+++ RECORDS SUPPLIED

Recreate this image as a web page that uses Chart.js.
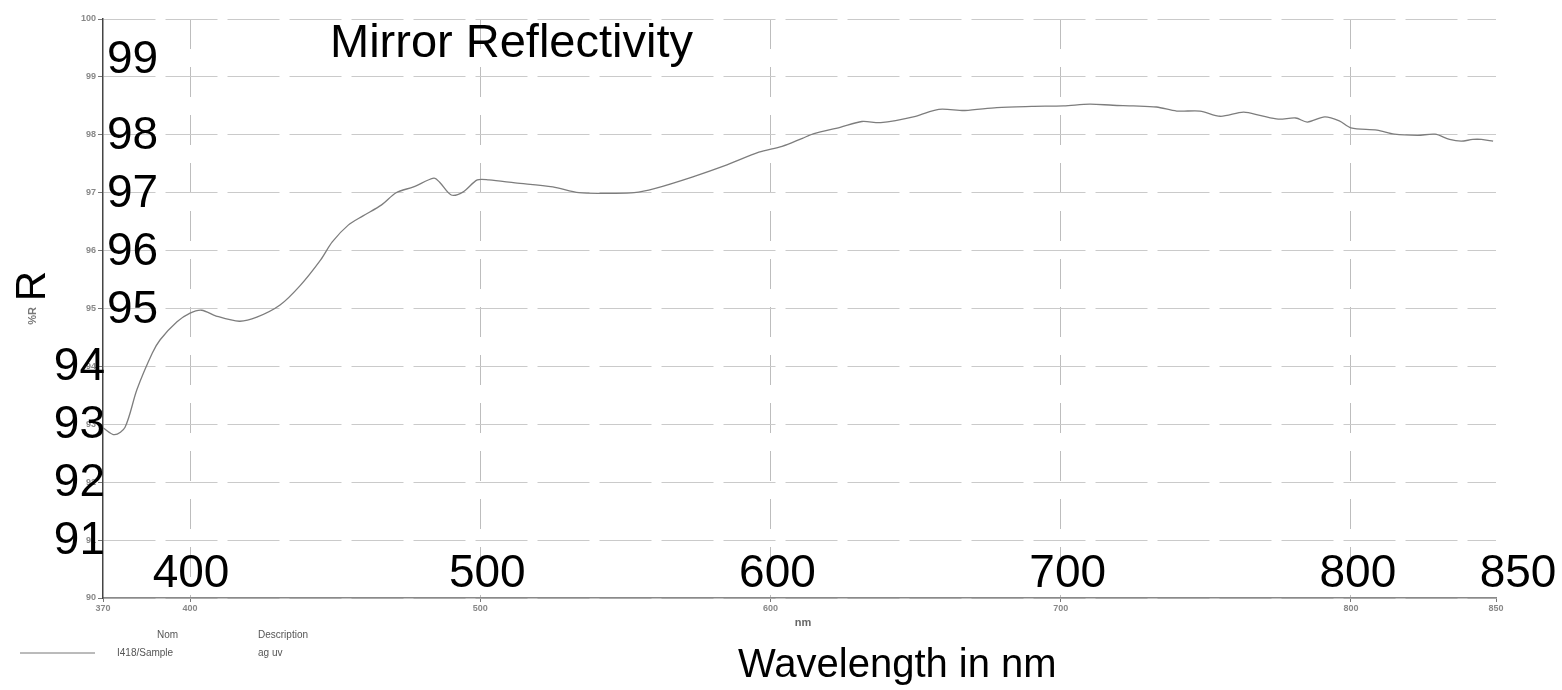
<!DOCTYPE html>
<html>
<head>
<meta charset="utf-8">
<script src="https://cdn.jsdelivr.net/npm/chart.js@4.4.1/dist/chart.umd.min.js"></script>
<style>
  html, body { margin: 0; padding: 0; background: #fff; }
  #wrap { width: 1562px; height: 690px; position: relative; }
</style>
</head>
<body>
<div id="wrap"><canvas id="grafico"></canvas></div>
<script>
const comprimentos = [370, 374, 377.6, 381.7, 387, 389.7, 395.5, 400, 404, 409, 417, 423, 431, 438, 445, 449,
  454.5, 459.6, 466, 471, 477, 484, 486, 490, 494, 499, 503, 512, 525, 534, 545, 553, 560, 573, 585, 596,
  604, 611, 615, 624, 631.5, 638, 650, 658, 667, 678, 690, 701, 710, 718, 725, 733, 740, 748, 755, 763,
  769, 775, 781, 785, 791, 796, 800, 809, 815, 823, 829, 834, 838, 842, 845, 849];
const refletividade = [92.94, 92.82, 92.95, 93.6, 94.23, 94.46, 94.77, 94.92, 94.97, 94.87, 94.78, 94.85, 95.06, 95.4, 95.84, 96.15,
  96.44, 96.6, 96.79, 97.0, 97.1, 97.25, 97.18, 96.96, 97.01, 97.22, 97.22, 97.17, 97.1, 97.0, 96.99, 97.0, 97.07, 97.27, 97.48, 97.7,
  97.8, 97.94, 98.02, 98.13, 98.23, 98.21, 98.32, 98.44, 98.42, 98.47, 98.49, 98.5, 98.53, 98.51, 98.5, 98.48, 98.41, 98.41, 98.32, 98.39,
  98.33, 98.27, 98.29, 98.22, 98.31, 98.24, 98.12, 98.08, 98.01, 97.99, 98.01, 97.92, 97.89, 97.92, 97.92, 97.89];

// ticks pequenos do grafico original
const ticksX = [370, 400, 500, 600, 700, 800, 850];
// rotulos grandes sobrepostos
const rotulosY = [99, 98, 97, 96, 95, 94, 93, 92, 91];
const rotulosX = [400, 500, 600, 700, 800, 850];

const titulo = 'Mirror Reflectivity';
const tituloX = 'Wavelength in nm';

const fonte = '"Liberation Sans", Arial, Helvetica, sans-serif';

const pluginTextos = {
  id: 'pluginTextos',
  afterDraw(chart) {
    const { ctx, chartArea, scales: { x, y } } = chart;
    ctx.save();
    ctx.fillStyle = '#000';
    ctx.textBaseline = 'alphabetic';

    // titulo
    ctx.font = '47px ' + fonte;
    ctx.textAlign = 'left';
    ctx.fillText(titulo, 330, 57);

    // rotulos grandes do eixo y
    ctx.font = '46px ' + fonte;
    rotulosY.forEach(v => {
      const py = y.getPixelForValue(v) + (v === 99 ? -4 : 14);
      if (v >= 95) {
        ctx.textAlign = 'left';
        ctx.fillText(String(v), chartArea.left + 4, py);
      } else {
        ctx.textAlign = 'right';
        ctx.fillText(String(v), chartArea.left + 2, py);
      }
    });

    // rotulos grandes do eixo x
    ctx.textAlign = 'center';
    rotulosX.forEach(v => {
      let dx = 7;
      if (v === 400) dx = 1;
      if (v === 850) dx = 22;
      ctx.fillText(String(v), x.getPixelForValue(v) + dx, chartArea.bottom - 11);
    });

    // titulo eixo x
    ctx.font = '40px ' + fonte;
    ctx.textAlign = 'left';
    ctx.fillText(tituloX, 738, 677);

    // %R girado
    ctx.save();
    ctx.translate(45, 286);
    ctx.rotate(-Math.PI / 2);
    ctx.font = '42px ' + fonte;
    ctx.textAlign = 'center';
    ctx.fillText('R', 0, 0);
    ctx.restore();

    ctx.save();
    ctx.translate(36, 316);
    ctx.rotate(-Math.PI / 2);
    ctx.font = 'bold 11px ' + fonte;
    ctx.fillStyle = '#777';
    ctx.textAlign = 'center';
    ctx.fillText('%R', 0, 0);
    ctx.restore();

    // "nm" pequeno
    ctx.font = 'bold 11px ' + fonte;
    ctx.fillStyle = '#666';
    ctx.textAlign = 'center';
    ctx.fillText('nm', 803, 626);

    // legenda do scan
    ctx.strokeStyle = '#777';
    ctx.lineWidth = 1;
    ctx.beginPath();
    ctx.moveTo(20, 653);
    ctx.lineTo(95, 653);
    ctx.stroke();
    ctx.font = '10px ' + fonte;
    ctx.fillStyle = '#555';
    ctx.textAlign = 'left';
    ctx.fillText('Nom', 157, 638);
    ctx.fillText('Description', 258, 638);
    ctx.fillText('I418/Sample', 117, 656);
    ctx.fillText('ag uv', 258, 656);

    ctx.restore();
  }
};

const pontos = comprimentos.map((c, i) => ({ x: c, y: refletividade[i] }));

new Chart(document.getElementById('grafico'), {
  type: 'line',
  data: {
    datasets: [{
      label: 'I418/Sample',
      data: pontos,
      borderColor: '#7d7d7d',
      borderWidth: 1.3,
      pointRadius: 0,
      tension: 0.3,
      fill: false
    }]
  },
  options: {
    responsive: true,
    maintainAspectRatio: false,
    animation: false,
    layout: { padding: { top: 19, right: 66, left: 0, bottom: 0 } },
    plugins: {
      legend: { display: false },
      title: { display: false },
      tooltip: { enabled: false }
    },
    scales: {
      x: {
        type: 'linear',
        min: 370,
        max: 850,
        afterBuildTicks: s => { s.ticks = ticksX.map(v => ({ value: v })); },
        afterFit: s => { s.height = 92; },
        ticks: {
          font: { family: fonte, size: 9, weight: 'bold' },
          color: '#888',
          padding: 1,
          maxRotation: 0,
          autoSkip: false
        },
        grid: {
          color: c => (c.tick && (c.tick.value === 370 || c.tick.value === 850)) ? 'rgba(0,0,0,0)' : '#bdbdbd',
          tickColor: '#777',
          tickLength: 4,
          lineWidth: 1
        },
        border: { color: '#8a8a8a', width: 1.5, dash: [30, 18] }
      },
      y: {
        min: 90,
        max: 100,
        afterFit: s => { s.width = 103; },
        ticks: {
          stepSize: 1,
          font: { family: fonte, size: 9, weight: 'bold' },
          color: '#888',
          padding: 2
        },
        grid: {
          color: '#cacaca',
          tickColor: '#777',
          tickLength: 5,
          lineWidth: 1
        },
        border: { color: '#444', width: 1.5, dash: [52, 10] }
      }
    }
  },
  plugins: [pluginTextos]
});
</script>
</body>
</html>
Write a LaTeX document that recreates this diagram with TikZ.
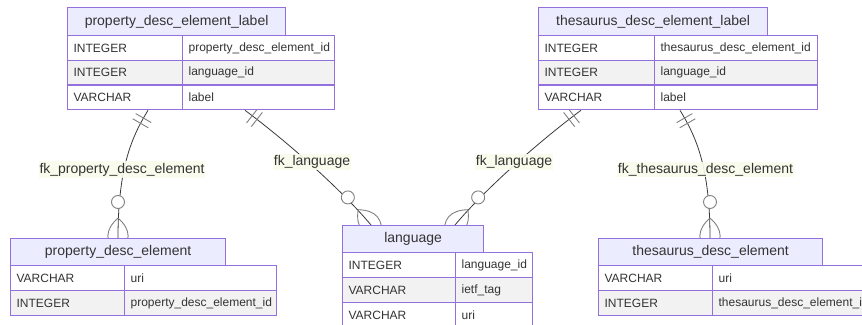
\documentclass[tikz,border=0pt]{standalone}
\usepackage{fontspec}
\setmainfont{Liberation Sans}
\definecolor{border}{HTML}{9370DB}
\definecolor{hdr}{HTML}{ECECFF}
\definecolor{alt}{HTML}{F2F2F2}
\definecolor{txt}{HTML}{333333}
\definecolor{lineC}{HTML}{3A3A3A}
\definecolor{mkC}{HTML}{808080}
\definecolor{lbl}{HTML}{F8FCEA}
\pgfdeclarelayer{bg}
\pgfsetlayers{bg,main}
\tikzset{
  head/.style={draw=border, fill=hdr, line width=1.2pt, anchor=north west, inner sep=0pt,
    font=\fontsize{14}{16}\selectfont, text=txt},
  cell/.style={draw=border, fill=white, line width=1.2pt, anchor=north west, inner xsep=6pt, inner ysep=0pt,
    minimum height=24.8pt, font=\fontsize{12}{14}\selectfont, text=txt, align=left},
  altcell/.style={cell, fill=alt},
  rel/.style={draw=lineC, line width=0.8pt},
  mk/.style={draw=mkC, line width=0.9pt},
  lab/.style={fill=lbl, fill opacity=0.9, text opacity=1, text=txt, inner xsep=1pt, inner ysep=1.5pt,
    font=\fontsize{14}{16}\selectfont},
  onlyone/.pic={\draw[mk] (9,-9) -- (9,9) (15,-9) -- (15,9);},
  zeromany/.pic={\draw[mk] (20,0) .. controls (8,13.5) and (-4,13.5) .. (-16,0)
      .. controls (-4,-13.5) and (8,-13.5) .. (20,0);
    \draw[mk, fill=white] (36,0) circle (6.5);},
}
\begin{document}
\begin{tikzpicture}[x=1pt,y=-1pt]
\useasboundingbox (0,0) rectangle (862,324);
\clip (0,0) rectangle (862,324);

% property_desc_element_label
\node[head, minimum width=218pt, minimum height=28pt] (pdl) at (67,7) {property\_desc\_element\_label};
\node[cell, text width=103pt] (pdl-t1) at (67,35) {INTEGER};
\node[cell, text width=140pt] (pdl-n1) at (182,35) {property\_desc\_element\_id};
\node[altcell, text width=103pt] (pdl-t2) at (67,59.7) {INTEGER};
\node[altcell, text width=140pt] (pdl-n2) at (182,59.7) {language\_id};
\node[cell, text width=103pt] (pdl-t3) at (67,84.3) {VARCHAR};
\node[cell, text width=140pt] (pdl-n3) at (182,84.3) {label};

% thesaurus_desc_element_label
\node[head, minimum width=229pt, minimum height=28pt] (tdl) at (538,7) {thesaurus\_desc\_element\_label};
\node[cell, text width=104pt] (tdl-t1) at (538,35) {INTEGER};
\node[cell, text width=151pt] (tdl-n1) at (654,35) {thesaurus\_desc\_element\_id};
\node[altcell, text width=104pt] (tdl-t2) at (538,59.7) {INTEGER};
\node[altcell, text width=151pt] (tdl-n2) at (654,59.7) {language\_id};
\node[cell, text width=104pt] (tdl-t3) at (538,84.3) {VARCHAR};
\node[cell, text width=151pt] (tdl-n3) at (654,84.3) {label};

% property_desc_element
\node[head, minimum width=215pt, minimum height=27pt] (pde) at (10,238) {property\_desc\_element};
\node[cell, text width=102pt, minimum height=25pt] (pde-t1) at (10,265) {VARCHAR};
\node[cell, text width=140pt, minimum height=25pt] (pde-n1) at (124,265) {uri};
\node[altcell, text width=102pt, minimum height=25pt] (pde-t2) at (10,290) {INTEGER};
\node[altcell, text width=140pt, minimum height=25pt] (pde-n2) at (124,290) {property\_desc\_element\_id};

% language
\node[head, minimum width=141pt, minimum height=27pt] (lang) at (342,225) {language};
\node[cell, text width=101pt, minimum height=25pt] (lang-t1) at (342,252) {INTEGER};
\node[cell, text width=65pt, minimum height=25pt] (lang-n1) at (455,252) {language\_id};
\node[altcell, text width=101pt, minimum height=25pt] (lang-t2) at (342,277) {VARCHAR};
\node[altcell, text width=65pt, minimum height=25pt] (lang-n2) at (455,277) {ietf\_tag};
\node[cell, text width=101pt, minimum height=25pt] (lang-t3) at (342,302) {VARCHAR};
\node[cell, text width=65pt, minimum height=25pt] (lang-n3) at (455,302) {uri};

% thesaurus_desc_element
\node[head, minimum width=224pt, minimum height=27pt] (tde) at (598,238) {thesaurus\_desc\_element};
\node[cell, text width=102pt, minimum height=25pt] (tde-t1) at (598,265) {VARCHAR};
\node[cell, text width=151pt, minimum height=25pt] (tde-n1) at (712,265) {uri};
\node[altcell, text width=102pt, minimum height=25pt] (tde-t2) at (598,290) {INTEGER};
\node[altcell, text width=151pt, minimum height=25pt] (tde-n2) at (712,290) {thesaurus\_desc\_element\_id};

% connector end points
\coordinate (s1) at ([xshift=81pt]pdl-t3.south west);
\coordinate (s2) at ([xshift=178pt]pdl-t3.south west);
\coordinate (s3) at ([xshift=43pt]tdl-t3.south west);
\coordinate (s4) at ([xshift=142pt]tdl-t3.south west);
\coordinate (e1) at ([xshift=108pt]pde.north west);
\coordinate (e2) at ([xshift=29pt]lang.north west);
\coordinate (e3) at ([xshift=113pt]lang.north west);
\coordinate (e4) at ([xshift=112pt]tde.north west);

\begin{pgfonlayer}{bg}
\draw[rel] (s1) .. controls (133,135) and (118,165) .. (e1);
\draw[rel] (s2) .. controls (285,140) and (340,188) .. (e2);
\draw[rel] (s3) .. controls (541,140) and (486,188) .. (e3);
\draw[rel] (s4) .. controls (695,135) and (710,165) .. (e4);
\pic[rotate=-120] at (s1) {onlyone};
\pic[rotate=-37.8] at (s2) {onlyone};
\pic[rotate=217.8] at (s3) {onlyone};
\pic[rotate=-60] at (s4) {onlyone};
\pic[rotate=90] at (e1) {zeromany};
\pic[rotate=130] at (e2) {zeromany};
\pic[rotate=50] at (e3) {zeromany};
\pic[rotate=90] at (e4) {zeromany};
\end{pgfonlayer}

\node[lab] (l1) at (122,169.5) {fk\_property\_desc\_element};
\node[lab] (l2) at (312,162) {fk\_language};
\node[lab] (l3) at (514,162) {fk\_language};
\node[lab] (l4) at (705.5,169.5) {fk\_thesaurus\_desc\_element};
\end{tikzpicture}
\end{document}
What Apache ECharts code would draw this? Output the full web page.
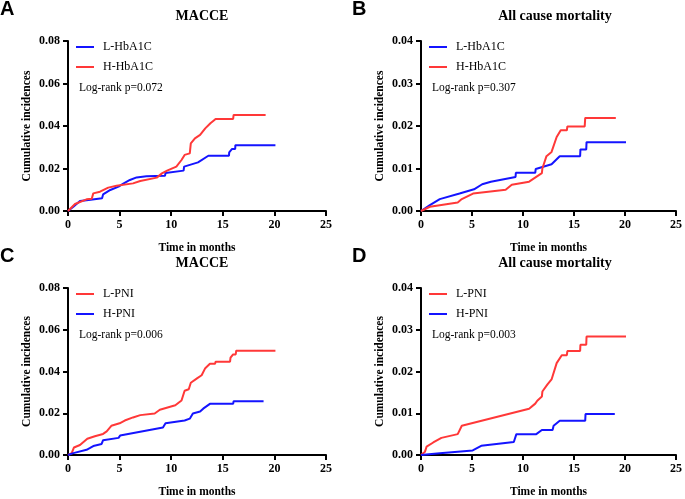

++++++

Up to and including the line containing "97.92, 97.92, 97.89];", repeat every line from the start of the data, but none of the pictures.

Recreate this image as a web page that uses Chart.js.
<!DOCTYPE html>
<html>
<head>
<meta charset="utf-8">
<script src="https://cdn.jsdelivr.net/npm/chart.js@4.4.1/dist/chart.umd.min.js"></script>
<style>
  html, body { margin: 0; padding: 0; background: #fff; }
  #wrap { width: 1562px; height: 690px; position: relative; }
</style>
</head>
<body>
<div id="wrap"><canvas id="grafico"></canvas></div>
<script>
const comprimentos = [370, 374, 377.6, 381.7, 387, 389.7, 395.5, 400, 404, 409, 417, 423, 431, 438, 445, 449,
  454.5, 459.6, 466, 471, 477, 484, 486, 490, 494, 499, 503, 512, 525, 534, 545, 553, 560, 573, 585, 596,
  604, 611, 615, 624, 631.5, 638, 650, 658, 667, 678, 690, 701, 710, 718, 725, 733, 740, 748, 755, 763,
  769, 775, 781, 785, 791, 796, 800, 809, 815, 823, 829, 834, 838, 842, 845, 849];
const refletividade = [92.94, 92.82, 92.95, 93.6, 94.23, 94.46, 94.77, 94.92, 94.97, 94.87, 94.78, 94.85, 95.06, 95.4, 95.84, 96.15,
  96.44, 96.6, 96.79, 97.0, 97.1, 97.25, 97.18, 96.96, 97.01, 97.22, 97.22, 97.17, 97.1, 97.0, 96.99, 97.0, 97.07, 97.27, 97.48, 97.7,
  97.8, 97.94, 98.02, 98.13, 98.23, 98.21, 98.32, 98.44, 98.42, 98.47, 98.49, 98.5, 98.53, 98.51, 98.5, 98.48, 98.41, 98.41, 98.32, 98.39,
  98.33, 98.27, 98.29, 98.22, 98.31, 98.24, 98.12, 98.08, 98.01, 97.99, 98.01, 97.92, 97.89, 97.92, 97.92, 97.89];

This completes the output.